What is expected
Using the entries shown below, output the line containing "Clone this diagram in TikZ.", the line containing "(0,0) rectangle (1118,1572);", and every line between them, exactly. Pictures are omitted.

[Records excerpted from a collection]
○ ○ ○

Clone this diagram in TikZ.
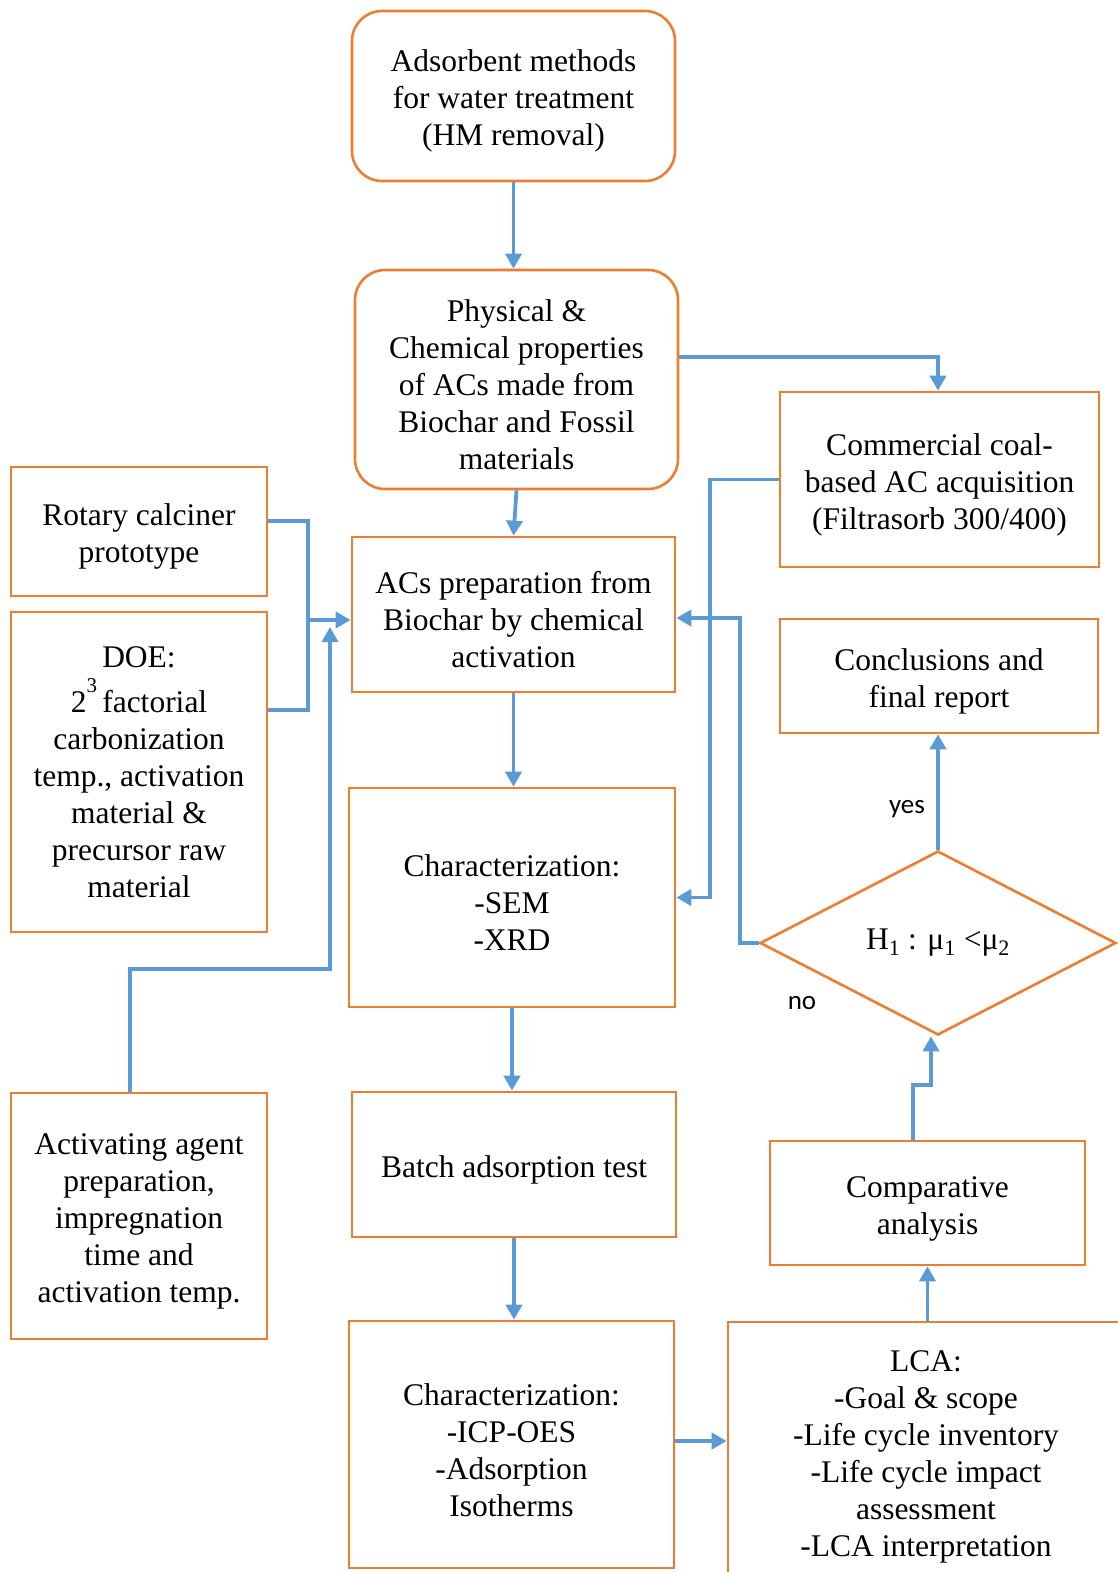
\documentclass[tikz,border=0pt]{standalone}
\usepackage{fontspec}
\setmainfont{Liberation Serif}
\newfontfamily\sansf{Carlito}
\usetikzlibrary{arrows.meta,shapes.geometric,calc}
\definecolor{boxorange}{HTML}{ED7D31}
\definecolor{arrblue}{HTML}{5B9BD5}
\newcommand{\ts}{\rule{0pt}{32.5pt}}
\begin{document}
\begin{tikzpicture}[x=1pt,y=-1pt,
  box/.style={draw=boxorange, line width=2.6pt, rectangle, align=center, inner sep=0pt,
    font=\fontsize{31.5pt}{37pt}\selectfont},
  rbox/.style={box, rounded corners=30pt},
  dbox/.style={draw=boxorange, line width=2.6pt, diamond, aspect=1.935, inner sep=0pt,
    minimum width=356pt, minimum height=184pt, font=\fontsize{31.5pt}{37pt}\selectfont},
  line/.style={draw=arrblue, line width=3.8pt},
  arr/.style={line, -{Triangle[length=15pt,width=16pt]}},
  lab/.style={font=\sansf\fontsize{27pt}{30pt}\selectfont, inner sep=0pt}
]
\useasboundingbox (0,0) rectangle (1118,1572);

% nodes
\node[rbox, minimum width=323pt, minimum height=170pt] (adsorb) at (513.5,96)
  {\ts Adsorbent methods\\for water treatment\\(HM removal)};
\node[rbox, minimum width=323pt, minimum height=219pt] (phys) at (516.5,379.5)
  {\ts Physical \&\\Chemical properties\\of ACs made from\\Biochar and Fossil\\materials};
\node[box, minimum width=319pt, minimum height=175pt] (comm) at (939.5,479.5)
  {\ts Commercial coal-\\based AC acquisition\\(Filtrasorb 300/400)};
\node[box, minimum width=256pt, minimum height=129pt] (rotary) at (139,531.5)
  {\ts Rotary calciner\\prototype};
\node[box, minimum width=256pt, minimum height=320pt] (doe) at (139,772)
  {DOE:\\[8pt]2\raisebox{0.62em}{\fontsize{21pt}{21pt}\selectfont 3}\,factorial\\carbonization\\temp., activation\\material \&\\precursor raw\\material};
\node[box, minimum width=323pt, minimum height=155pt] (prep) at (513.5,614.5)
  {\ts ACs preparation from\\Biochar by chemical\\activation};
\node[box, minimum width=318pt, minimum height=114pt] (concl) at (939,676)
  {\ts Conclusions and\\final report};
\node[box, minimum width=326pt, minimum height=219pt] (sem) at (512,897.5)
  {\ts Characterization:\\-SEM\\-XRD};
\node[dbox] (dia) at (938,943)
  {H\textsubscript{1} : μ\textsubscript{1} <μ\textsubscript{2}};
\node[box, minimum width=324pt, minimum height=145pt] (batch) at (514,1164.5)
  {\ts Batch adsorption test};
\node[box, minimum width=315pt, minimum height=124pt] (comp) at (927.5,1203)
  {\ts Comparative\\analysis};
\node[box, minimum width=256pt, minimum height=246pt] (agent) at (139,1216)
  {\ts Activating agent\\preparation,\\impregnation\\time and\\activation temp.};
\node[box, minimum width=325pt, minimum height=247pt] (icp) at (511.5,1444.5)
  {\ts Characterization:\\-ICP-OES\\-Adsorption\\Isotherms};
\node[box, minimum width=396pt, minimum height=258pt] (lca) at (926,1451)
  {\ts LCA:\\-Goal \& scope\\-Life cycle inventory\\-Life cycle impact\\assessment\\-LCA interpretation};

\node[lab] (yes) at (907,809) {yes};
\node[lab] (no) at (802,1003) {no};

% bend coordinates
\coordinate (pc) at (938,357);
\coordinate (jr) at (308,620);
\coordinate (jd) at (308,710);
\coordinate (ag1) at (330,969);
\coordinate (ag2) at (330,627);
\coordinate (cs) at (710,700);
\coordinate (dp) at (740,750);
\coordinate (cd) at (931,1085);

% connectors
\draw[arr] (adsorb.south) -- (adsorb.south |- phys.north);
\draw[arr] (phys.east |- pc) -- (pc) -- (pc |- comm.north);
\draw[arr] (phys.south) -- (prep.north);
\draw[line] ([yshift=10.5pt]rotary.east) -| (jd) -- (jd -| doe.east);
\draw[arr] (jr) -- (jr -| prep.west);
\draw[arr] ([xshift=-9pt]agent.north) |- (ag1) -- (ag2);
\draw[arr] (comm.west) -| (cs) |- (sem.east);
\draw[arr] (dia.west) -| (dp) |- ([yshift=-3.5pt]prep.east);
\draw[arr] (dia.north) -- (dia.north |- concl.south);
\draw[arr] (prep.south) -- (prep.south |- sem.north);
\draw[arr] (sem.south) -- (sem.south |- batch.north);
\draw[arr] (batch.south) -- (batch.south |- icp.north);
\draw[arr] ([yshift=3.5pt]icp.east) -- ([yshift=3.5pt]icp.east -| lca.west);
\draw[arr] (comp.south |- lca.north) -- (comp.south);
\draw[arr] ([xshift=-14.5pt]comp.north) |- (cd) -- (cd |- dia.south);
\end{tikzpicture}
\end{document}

○ ○ ○

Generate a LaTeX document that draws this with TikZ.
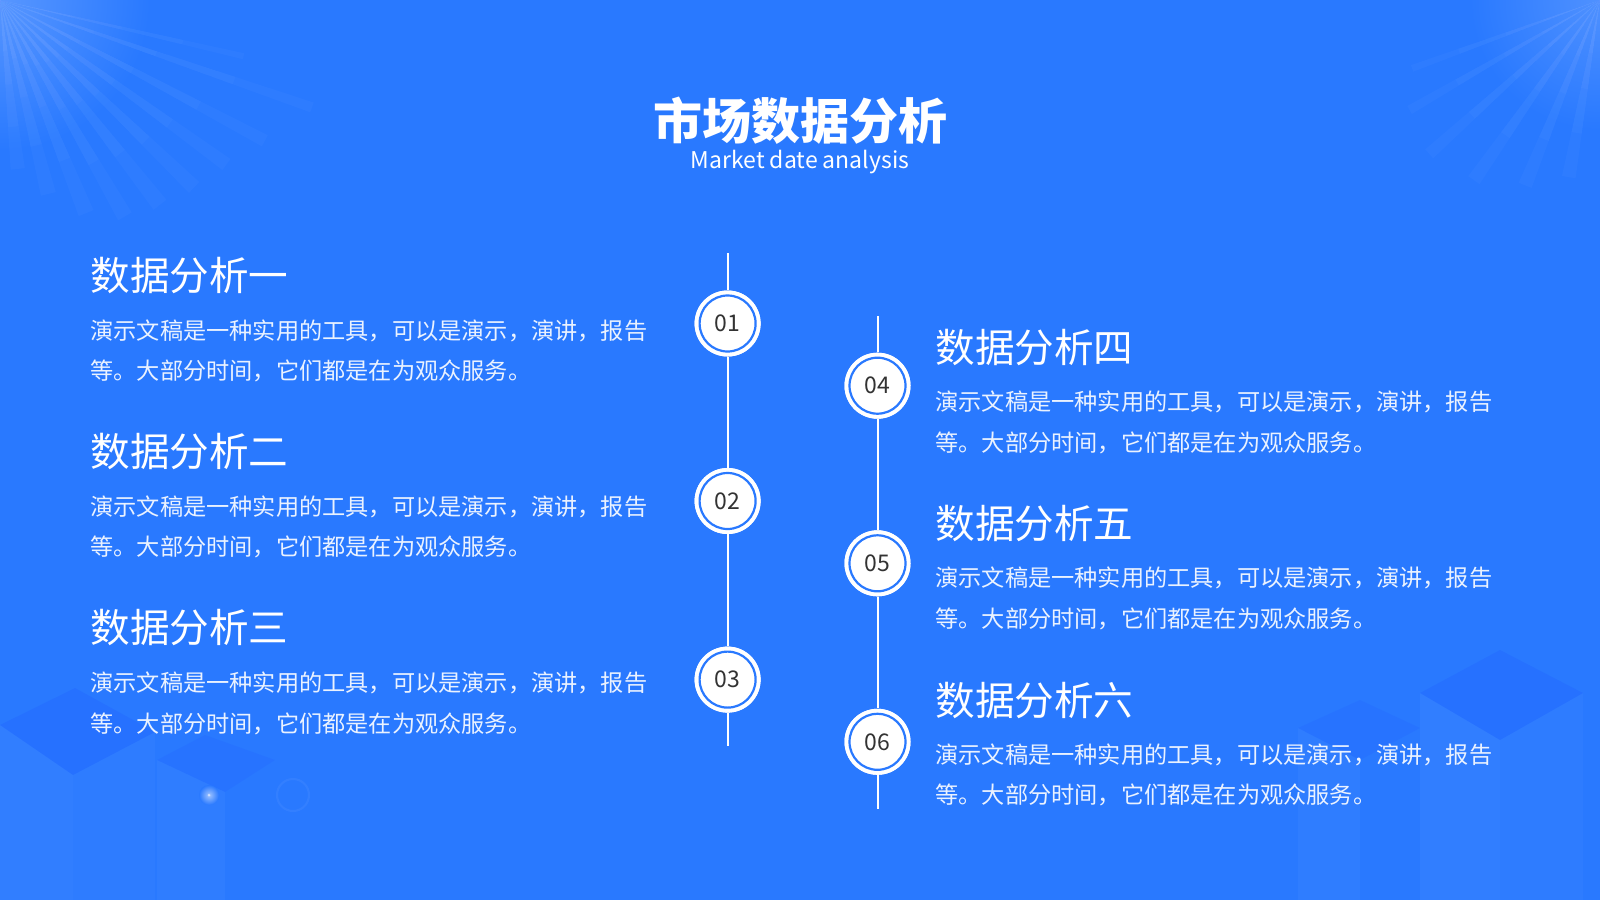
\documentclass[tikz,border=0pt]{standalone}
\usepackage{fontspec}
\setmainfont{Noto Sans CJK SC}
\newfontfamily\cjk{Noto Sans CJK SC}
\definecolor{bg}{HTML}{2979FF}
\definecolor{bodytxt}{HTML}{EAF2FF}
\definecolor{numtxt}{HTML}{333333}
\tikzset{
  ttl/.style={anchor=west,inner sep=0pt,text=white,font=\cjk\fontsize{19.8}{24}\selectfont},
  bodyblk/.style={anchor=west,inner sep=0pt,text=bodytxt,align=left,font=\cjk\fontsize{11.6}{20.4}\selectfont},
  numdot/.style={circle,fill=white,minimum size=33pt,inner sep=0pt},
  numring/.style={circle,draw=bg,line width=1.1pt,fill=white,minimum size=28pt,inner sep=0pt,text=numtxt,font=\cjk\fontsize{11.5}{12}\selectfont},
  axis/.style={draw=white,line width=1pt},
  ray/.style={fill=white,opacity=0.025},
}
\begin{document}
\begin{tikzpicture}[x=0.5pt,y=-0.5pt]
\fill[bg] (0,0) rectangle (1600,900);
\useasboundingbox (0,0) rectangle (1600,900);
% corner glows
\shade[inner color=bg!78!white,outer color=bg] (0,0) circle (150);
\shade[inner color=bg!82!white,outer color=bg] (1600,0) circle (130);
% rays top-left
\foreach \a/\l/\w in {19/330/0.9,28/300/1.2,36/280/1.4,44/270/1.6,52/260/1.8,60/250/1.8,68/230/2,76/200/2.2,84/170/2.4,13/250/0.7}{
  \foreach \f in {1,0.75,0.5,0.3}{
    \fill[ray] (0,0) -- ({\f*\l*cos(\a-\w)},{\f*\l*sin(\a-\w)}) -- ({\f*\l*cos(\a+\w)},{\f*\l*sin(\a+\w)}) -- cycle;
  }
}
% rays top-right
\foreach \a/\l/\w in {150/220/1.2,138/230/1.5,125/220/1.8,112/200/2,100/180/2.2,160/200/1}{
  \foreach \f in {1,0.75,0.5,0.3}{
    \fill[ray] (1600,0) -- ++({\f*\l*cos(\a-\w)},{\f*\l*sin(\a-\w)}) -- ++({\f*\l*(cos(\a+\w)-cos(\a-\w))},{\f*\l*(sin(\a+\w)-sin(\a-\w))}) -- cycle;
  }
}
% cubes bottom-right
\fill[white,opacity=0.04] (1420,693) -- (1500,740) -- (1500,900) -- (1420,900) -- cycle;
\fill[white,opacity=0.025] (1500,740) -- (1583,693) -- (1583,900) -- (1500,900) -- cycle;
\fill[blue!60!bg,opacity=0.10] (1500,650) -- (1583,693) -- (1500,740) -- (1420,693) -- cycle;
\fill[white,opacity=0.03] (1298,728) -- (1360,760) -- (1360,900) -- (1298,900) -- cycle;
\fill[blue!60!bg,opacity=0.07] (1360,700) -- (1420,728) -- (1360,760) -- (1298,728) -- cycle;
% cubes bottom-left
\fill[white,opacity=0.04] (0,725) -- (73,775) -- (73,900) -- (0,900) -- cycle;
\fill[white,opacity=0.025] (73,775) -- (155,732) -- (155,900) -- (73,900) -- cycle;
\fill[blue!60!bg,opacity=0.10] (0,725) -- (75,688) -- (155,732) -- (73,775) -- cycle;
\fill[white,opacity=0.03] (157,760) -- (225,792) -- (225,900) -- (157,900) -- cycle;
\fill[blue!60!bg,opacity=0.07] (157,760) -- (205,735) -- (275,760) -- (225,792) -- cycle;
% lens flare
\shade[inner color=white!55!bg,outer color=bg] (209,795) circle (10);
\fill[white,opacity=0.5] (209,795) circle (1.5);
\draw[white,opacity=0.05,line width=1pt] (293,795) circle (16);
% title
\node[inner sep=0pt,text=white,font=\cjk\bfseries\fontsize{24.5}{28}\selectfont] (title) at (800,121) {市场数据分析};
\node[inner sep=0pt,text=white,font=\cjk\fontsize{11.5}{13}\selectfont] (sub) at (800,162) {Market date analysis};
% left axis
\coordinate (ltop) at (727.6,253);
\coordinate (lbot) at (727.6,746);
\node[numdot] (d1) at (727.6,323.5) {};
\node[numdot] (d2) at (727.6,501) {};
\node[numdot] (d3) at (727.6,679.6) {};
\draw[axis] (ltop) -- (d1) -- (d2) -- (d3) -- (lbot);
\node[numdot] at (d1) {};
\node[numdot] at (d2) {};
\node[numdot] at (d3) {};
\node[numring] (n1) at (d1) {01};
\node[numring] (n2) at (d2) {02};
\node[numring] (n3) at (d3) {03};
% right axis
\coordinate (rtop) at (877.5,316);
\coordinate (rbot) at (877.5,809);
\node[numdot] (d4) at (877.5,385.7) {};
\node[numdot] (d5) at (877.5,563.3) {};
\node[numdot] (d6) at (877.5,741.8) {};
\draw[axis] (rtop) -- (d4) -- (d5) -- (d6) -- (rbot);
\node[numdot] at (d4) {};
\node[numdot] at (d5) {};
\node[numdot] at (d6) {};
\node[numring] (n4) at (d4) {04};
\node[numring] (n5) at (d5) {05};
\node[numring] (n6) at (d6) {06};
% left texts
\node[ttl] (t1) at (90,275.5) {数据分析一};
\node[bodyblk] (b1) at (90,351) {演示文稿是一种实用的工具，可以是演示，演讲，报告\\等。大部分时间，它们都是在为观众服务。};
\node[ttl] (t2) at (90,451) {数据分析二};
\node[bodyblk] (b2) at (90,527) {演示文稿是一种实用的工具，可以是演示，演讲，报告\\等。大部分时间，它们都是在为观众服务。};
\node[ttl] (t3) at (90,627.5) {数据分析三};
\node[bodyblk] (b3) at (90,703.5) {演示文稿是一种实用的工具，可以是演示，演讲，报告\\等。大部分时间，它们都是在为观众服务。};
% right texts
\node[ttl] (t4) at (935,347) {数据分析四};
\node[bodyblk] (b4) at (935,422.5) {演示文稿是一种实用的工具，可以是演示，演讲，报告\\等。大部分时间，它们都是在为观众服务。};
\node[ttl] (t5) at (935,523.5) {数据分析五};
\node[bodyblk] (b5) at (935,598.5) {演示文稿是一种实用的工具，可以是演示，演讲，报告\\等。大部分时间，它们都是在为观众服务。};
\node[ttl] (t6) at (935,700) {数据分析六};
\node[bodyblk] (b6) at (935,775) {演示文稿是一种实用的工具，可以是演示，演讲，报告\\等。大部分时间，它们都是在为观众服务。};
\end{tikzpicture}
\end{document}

○ ○ ○

Result of the task
Clone this diagram in TikZ.
\documentclass[tikz,border=0pt]{standalone}
\usepackage{fontspec}
\setmainfont{Liberation Serif}
\newfontfamily\sansf{Carlito}
\usetikzlibrary{arrows.meta,shapes.geometric,calc}
\definecolor{boxorange}{HTML}{ED7D31}
\definecolor{arrblue}{HTML}{5B9BD5}
\newcommand{\ts}{\rule{0pt}{32.5pt}}
\begin{document}
\begin{tikzpicture}[x=1pt,y=-1pt,
  box/.style={draw=boxorange, line width=2.6pt, rectangle, align=center, inner sep=0pt,
    font=\fontsize{31.5pt}{37pt}\selectfont},
  rbox/.style={box, rounded corners=30pt},
  dbox/.style={draw=boxorange, line width=2.6pt, diamond, aspect=1.935, inner sep=0pt,
    minimum width=356pt, minimum height=184pt, font=\fontsize{31.5pt}{37pt}\selectfont},
  line/.style={draw=arrblue, line width=3.8pt},
  arr/.style={line, -{Triangle[length=15pt,width=16pt]}},
  lab/.style={font=\sansf\fontsize{27pt}{30pt}\selectfont, inner sep=0pt}
]
\useasboundingbox (0,0) rectangle (1118,1572);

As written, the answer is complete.